All three print MISSING. Port the script to the v2 equivalents: memory.max for memory.limit_in_bytes, cpu.max (space-separated quota and period) for the two cpu.cfs_*_us files, and read process-to-cgroup membership from /proc/PID/cgroup (which on v2 always starts with 0::).

Error: “cgexec: command not found”

The libcgroup-tools package (source of cgexec, cgcreate, cgset) is a v1-only toolkit. It is not installable on 26.04 and would not work if it were. Replace every cgexec -g memory:mygroup <cmd> invocation with:

systemd-run --unit=myjob -p MemoryMax=256M -p CPUQuota=50% <cmd>

Transient units clean themselves up when the command exits. For persistent groups, write a systemd slice unit or put limits directly on the service.

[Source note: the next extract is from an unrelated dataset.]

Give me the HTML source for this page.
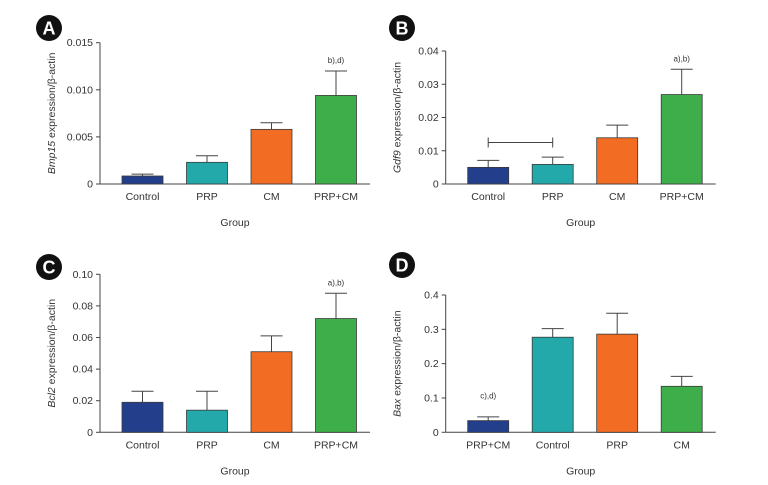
<!DOCTYPE html>
<html><head><meta charset="utf-8"><style>
html,body{margin:0;padding:0;background:#fff;}
svg{display:block;font-family:"Liberation Sans",Arial,sans-serif;}
</style></head><body>
<svg id="fig" width="768" height="485" viewBox="0 0 768 485"></svg>
<script>
const colors=["#233f8c","#24a9ab","#f26c23","#3dae4a"];
const catsA=["Control","PRP","CM","PRP+CM"];
const valsA=[0.00085,0.0023,0.0058,0.0094];
const errA=[0.00105,0.003,0.0065,0.012];
const ticksA=["0","0.005","0.010","0.015"];
const tickValsA=[0,0.005,0.010,0.015];
const catsB=["Control","PRP","CM","PRP+CM"];
const valsB=[0.005,0.0059,0.0139,0.0269];
const errB=[0.0071,0.0081,0.0177,0.0345];
const ticksB=["0","0.01","0.02","0.03","0.04"];
const tickValsB=[0,0.01,0.02,0.03,0.04];
const catsC=["Control","PRP","CM","PRP+CM"];
const valsC=[0.019,0.014,0.051,0.072];
const errC=[0.026,0.026,0.061,0.088];
const ticksC=["0","0.02","0.04","0.06","0.08","0.10"];
const tickValsC=[0,0.02,0.04,0.06,0.08,0.10];
const catsD=["PRP+CM","Control","PRP","CM"];
const valsD=[0.034,0.277,0.286,0.134];
const errD=[0.045,0.302,0.347,0.163];
const ticksD=["0","0.1","0.2","0.3","0.4"];
const tickValsD=[0,0.1,0.2,0.3,0.4];

const NS="http://www.w3.org/2000/svg";
const svg=document.getElementById('fig');
function mk(tag,attrs,parent,text){const e=document.createElementNS(NS,tag);for(const k in attrs)e.setAttribute(k,attrs[k]);if(text!==undefined)e.textContent=text;parent.appendChild(e);return e;}

function panel(o){
  const g=mk('g',{},svg);
  
  
  const y=v=>o.y0-(v/o.max)*(o.y0-o.yTop);
  const bx=i=>o.x0+22+i*64.5;
  // badge
  const c=mk('circle',{cx:o.bx,cy:o.by,r:13,fill:'#111'},g);
  
  
  const bt=mk('text',{x:o.bx,y:o.by+6.5,'text-anchor':'middle','font-size':18,'font-weight':'bold',fill:'#fff'},g,o.letter);
  
  
  // axes
  const ya=mk('line',{x1:o.x0,y1:o.yTop,x2:o.x0,y2:o.y0,stroke:'#444','stroke-width':1},g);
  
  
  const xa=mk('line',{x1:o.x0,y1:o.y0,x2:o.x0+270,y2:o.y0,stroke:'#444','stroke-width':1},g);
  
  
  o.tickVals.forEach((tv,i)=>{
    const ty=y(tv);
    const tl=mk('line',{x1:o.x0-4,y1:ty,x2:o.x0,y2:ty,stroke:'#444'},g);
    
    
    const tt=mk('text',{x:o.x0-7,y:ty+3.5,'text-anchor':'end','font-size':10.5,fill:'#333'},g,o.ticks[i]);
    
    
  });
  o.vals.forEach((v,i)=>{
    const x=bx(i),w=41,cx=x+w/2;
    const el=mk('line',{x1:cx,y1:y(o.err[i]),x2:cx,y2:y(v),stroke:'#444'},g);
    
    
    const ec=mk('line',{x1:cx-11,y1:y(o.err[i]),x2:cx+11,y2:y(o.err[i]),stroke:'#444'},g);
    
    
    const r=mk('rect',{x:x,y:y(v),width:w,height:o.y0-y(v),fill:colors[i],stroke:'#3a3a3a','stroke-width':0.8},g);
    
    
    const xl=mk('text',{x:cx,y:o.y0+16,'text-anchor':'middle','font-size':10.5,fill:'#333'},g,o.cats[i]);
    
    
  });
  const gl=mk('text',{x:o.x0+135,y:o.y0+42,'text-anchor':'middle','font-size':10.5,fill:'#333'},g,'Group');
  
  
  const yt=mk('text',{x:0,y:0,'text-anchor':'middle','font-size':10.5,fill:'#333',transform:`translate(${o.x0-45},${(o.y0+o.yTop)/2}) rotate(-90)`},g);
  
  
  mk('tspan',{'font-style':'italic'},yt,o.gene);
  mk('tspan',{},yt,' expression/β-actin');
  if(o.ann){
    const i=o.ann.i;
    const at=mk('text',{x:bx(i)+20.5,y:y(o.ann.base)-8,'text-anchor':'middle','font-size':8,fill:'#333'},g,o.ann.t);
    
    
  }
  return {g,y,bx};
}
panel({letter:'A',bx:49,by:28,x0:100,y0:184,yTop:42.7,max:0.015,cats:catsA,vals:valsA,err:errA,ticks:ticksA,tickVals:tickValsA,gene:'Bmp15',ann:{i:3,t:'b),d)',base:0.012}});
const pB=panel({letter:'B',bx:402,by:28,x0:445.7,y0:184,yTop:51,max:0.04,cats:catsB,vals:valsB,err:errB,ticks:ticksB,tickVals:tickValsB,gene:'Gdf9',ann:{i:3,t:'a),b)',base:0.0345}});
// bracket in B
const bk=mk('path',{d:`M${pB.bx(0)+20.5},${pB.y(0.0125)-5}V${pB.y(0.0125)+5}M${pB.bx(0)+20.5},${pB.y(0.0125)}H${pB.bx(1)+20.5}M${pB.bx(1)+20.5},${pB.y(0.0125)-5}V${pB.y(0.0125)+5}`,stroke:'#444',fill:'none'},pB.g);


panel({letter:'C',bx:49,by:267,x0:100,y0:432.3,yTop:274.3,max:0.10,cats:catsC,vals:valsC,err:errC,ticks:ticksC,tickVals:tickValsC,gene:'Bcl2',ann:{i:3,t:'a),b)',base:0.088}});
panel({letter:'D',bx:402,by:265,x0:445.7,y0:432.3,yTop:295,max:0.4,cats:catsD,vals:valsD,err:errD,ticks:ticksD,tickVals:tickValsD,gene:'Bax',ann:{i:0,t:'c),d)',base:0.075}});
</script>
</body></html>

Docker pre-20.10 refuses to start

Versions before Docker 20.10 speak only cgroup v1. On 26.04 the daemon starts but cannot create containers, logging cgroups: cannot find cgroup mount destination: unknown. The fix is upgrading to Docker 29 via the official Docker APT repo as documented in the Docker CE install guide. The distro-packaged docker.io on 26.04 is 29.1.3 and works fine too.

Kubelet fails with “misconfiguration: kubelet cgroup driver cgroupfs is different from docker cgroup driver systemd”

Kubelet and containerd disagree. Either both should be systemd (recommended on 26.04) or both cgroupfs (not recommended, breaks on multi-service nodes). Follow the kubelet section above, restart both services, and the error clears within one kubelet sync interval.

Swap accounting disabled by default

On v2 the kernel does not charge swap usage to memory.max unless you explicitly enable the combined memory.swap.max limit or boot with swapaccount=1. If your monitoring reports containers using “0 swap” even under pressure, that is why. Set both limits explicitly when you need strict total memory caps:

docker run --rm --memory=128m --memory-swap=128m alpine ...

Equal values for --memory and --memory-swap disable swap entirely for the container. Setting --memory-swap=-1 allows unlimited swap.

Error: “RTNETLINK answers: Operation not permitted” from rootless Podman

This is the classic symptom of missing cgroup delegation. The user manager did not get the controllers it needs. Enable lingering, then add the delegate drop-in from the previous section. Logout and back in for the change to take effect in the user’s session.

Homemade init scripts that write to /cgroup

Rare but real: in-house tooling that predates systemd (written for upstart or sysvinit) sometimes writes into /cgroup or tries to mount v1 hierarchies. These scripts fail silently on 26.04 because the mount points they expect are read-only. Rewrite them as systemd units with CPUQuota and MemoryMax directives, or wrap the command in systemd-run.

Once the node is clean, the same cgroup v2 knobs carry into every workload: Docker Compose stacks inherit them via the runtime, hardening rules apply at the slice level, and Kubernetes pod QoS classes are enforced by the same memory.max files you read above.